Challenge:
Retype every line from the start of the data down to and including the line with "marker=dict(color=RED, line=dict(width=0))))". Skip the pictures.

Given data:
========

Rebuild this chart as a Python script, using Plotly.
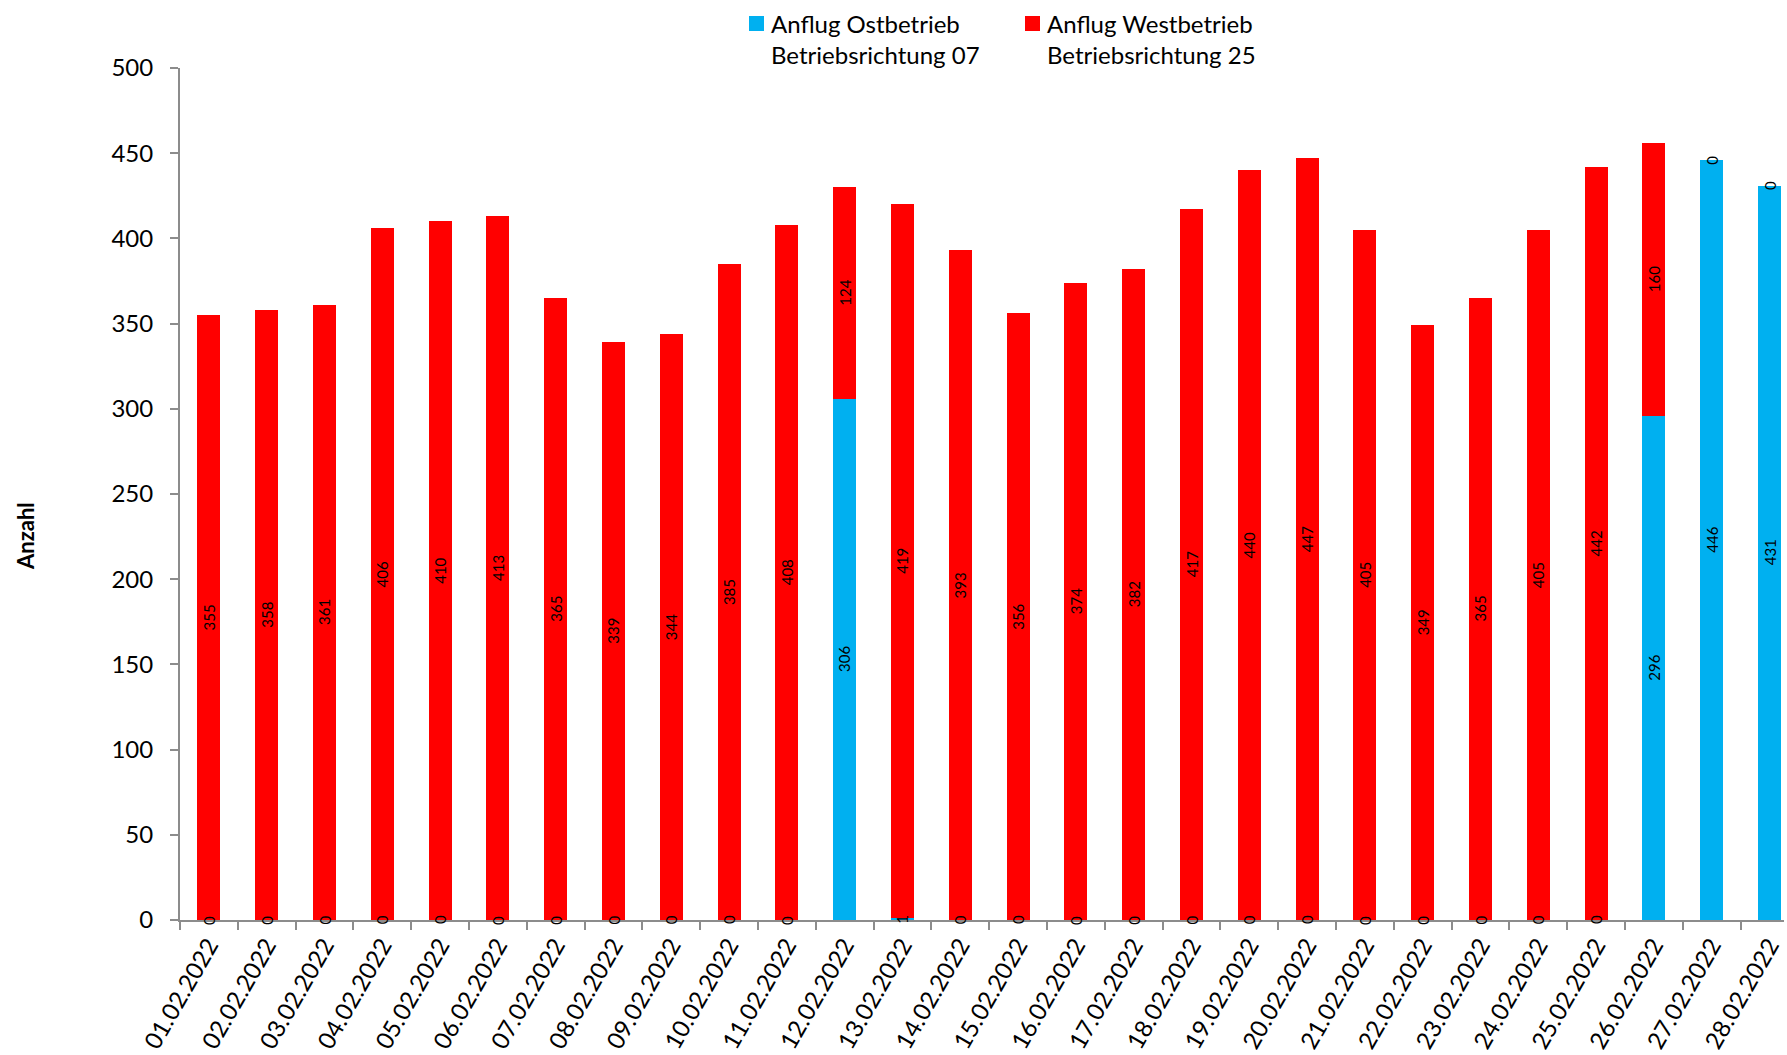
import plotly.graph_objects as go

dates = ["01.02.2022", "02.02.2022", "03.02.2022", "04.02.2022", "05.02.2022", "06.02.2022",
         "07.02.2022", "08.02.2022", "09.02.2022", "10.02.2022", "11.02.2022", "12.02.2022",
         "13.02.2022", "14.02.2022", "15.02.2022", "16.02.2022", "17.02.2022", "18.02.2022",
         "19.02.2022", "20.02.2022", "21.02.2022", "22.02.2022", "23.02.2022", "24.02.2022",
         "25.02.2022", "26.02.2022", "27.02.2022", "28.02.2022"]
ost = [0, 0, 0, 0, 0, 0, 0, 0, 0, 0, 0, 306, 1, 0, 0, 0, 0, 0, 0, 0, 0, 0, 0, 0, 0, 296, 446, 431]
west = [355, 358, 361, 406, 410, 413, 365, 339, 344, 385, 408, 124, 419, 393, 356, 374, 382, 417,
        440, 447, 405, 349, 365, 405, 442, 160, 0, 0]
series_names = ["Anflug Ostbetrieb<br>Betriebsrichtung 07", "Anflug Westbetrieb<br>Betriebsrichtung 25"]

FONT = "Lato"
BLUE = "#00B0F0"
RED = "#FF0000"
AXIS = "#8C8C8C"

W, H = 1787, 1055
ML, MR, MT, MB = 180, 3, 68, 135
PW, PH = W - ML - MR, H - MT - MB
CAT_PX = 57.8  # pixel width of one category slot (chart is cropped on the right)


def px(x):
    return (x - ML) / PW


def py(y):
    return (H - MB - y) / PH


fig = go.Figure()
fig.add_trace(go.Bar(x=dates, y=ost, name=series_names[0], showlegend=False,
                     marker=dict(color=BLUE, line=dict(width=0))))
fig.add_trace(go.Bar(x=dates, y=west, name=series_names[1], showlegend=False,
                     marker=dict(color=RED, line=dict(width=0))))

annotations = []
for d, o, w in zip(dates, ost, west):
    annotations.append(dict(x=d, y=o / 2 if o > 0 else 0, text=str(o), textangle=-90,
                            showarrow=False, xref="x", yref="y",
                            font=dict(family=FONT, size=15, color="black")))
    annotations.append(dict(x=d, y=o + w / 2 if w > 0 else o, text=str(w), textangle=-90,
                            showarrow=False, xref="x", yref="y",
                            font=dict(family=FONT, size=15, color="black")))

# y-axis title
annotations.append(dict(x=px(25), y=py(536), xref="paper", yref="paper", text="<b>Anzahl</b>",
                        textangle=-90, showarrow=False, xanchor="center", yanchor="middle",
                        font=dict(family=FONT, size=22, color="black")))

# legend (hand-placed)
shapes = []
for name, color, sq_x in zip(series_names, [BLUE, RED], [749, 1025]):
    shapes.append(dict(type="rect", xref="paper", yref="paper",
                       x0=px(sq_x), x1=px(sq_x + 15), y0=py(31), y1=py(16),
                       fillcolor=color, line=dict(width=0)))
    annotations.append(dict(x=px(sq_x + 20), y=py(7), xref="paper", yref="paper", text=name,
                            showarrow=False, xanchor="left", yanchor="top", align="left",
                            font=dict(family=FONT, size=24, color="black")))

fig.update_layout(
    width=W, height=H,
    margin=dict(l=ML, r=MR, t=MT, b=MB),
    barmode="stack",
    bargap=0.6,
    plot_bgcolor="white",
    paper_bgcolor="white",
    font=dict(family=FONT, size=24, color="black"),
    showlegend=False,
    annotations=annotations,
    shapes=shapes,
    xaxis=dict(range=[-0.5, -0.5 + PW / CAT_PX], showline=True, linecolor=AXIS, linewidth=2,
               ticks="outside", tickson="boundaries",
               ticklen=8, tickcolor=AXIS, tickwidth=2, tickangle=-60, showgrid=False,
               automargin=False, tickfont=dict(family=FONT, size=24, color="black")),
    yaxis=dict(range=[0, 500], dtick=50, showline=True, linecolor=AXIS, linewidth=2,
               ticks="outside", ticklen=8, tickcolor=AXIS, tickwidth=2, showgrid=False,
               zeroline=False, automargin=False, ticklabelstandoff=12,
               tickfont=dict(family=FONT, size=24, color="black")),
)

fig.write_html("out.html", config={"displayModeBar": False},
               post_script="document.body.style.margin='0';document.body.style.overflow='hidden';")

========

Exercise answer:
Rebuild this chart as a Python script, using Plotly.
import plotly.graph_objects as go

dates = ["01.02.2022", "02.02.2022", "03.02.2022", "04.02.2022", "05.02.2022", "06.02.2022",
         "07.02.2022", "08.02.2022", "09.02.2022", "10.02.2022", "11.02.2022", "12.02.2022",
         "13.02.2022", "14.02.2022", "15.02.2022", "16.02.2022", "17.02.2022", "18.02.2022",
         "19.02.2022", "20.02.2022", "21.02.2022", "22.02.2022", "23.02.2022", "24.02.2022",
         "25.02.2022", "26.02.2022", "27.02.2022", "28.02.2022"]
ost = [0, 0, 0, 0, 0, 0, 0, 0, 0, 0, 0, 306, 1, 0, 0, 0, 0, 0, 0, 0, 0, 0, 0, 0, 0, 296, 446, 431]
west = [355, 358, 361, 406, 410, 413, 365, 339, 344, 385, 408, 124, 419, 393, 356, 374, 382, 417,
        440, 447, 405, 349, 365, 405, 442, 160, 0, 0]
series_names = ["Anflug Ostbetrieb<br>Betriebsrichtung 07", "Anflug Westbetrieb<br>Betriebsrichtung 25"]

FONT = "Lato"
BLUE = "#00B0F0"
RED = "#FF0000"
AXIS = "#8C8C8C"

W, H = 1787, 1055
ML, MR, MT, MB = 180, 3, 68, 135
PW, PH = W - ML - MR, H - MT - MB
CAT_PX = 57.8  # pixel width of one category slot (chart is cropped on the right)


def px(x):
    return (x - ML) / PW


def py(y):
    return (H - MB - y) / PH


fig = go.Figure()
fig.add_trace(go.Bar(x=dates, y=ost, name=series_names[0], showlegend=False,
                     marker=dict(color=BLUE, line=dict(width=0))))
fig.add_trace(go.Bar(x=dates, y=west, name=series_names[1], showlegend=False,
                     marker=dict(color=RED, line=dict(width=0))))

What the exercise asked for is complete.